▶ [TASK MATERIAL]
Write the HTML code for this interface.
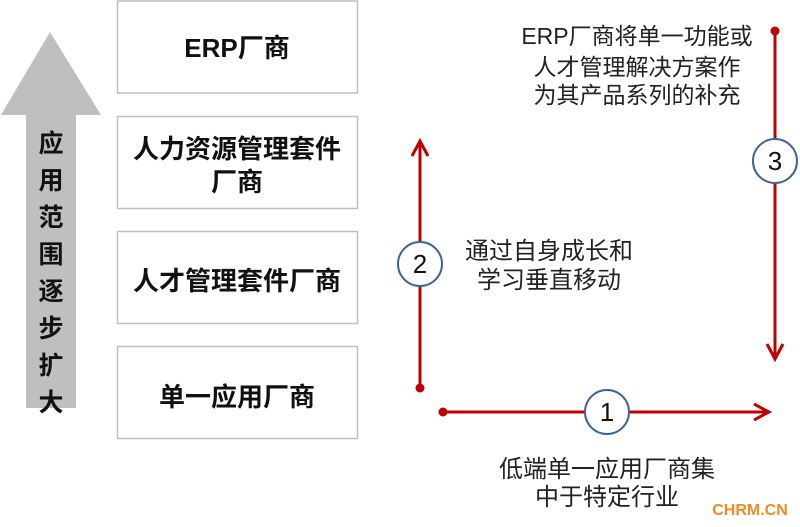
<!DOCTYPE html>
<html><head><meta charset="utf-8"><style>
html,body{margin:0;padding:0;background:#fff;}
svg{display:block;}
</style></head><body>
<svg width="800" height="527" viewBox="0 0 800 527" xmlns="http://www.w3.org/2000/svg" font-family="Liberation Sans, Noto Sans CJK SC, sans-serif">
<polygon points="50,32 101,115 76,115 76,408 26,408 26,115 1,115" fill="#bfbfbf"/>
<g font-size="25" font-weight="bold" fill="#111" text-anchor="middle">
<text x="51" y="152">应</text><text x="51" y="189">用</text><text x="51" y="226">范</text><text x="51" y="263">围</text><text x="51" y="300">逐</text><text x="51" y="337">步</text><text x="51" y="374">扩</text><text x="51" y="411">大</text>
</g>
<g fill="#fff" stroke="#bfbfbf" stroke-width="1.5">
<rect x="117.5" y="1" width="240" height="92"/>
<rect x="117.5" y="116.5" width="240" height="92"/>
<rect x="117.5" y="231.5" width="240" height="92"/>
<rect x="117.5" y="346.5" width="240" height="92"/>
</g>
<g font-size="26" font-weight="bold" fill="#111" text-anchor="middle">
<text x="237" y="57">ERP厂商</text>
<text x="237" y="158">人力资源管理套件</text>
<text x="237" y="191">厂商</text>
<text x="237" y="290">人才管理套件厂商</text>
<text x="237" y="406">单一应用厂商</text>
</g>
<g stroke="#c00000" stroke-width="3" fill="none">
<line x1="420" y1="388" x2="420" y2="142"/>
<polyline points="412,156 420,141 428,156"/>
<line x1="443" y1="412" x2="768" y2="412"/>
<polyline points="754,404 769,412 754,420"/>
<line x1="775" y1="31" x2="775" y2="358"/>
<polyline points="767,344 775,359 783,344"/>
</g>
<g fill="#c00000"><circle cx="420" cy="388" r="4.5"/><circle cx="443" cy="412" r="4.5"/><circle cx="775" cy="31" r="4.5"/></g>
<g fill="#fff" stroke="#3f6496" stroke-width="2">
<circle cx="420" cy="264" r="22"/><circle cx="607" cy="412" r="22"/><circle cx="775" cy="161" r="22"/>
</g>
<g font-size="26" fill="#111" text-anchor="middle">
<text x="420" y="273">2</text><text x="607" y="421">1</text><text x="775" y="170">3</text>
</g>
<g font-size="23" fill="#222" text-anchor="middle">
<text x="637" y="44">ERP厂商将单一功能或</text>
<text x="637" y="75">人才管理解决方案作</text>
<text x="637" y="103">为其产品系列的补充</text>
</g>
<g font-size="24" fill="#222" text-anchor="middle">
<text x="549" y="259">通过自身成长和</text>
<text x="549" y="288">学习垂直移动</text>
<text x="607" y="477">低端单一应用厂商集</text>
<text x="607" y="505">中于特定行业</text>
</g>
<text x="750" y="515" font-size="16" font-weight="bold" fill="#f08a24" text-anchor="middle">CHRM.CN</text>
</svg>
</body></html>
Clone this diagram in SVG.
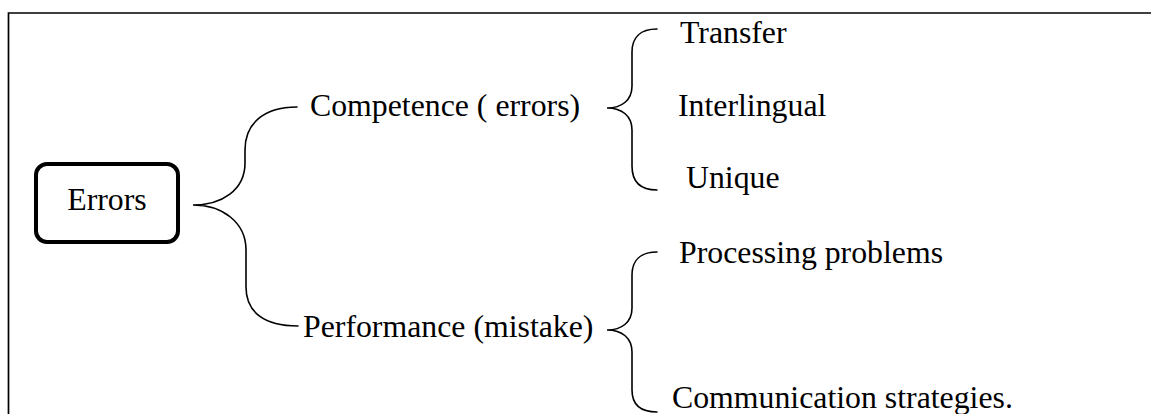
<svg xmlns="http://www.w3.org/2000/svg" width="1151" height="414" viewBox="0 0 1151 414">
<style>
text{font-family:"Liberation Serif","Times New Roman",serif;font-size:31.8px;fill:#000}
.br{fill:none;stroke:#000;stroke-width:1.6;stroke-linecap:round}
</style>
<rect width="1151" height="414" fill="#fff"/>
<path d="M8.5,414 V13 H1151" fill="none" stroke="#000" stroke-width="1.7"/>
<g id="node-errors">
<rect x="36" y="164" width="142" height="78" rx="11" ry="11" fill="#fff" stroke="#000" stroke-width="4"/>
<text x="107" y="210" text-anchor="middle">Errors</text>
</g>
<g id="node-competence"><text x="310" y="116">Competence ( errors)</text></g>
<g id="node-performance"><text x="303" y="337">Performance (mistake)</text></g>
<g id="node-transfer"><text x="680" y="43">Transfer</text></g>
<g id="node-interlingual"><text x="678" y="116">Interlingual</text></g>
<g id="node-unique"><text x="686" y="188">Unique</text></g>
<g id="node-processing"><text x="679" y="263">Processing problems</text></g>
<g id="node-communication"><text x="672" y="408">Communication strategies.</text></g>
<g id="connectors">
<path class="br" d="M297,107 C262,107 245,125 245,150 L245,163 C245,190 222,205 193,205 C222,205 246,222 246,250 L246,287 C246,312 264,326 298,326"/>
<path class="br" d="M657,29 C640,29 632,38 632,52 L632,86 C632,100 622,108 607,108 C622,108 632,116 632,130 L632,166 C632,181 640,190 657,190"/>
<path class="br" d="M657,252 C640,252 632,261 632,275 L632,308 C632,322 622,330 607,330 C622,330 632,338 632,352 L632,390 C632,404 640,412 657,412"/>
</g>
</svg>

▶ [PROBLEM DESCRIPTION] Find and copy each line above that includes the string "this".

▶ [EXPECTED OUTPUT]
Write the HTML code for this interface.
Clone this diagram in SVG.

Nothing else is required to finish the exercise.